3. Insist on a common way for students to title their documents.
If you don’t tell students to title their documents, you’ll receive tons of documents titled “Untitled.” Best practice is to find an easy way for students to identify their name, class, and assignment.

Some teachers have crazy naming conventions, which usually involve underscores, first initials, and confusing spacing. Here’s mine:

Period Number Last Name, First Name: Assignment
2 Isero, Mark: Persuasive Essay

The period number comes in handy because Google Docs will group all documents with the same number up front. Then, having a student’s last name come first keeps documents alphabetized and easy for grading purposes. Finally, I prefer a generic assignment name (rather than the student’s original title) so I can search for essays later in case they get lost.

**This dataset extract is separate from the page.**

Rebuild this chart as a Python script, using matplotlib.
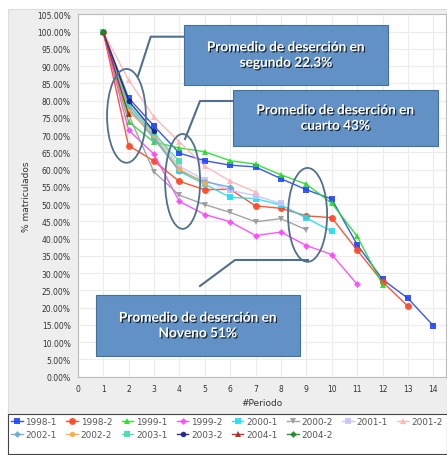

So there you have it — three tips  to organize your students’ Google Docs. Please let me know if you have a better system or if you have questions. favicon

5 comments

  1. Laura Hawkins

    I long for the Google Docs sidebar, that doesn’t differentiate between items I have created and items shared with me by others. I know I don’t totally understand the differences between Drive and Docs, but I don’t like that (as far as I’ve figured out so far) I have to do extra clicks to find documents and collections shared with me. And it makes it less convenient to track student work, I think.

    • Mark Isero

      Laura, I agree with you about the Drive sidebar. My approach is to view by “all items,” which I think approximates the old Docs experience.

      Several of the teachers I’m working with say they don’t quite get the new Drive. Isn’t it just a different sidebar and the ability to save directly from the desktop? I think I’m going to do some investigation and maybe write a post or two.

    • Laura Hawkins

      I suppose that’s all it is, although I haven’t investigated the ability to save to desktop/work offline part. I use “all items” view as well, but even then you have to click on the “shared with me” if you want to go straight to a collection created by someone else (say, a student). I’m also nervous that they’ll make me switch back, since they’re constantly offering to.

  2. Meg Griswold

    Love these tips! Thanks! I am going to start having students submit on Google docs and then doing all of my commenting there. My handwriting is scratchy and I am allowing resubmissions, so that is the easiest way. Do you share the folder with students? Is that how they are able to drag their docs in?

    • Mark Isero

      I’m happy that you’re excited about using Google Docs/Drive! I start the progress by sharing the folder(s) with my students, not the other way around. Even though it’s more work at the beginning for me, I find that it’s worth it.

      If you choose to make a shared folder per student, you can make that student the “owner” of the folder. This makes the folder “theirs.” If you choose to create shared folders by class, then you should be the owner.

      Let me know how it goes and if you have more questions. I think you’ll really enjoy your journey with Google Docs/Drive!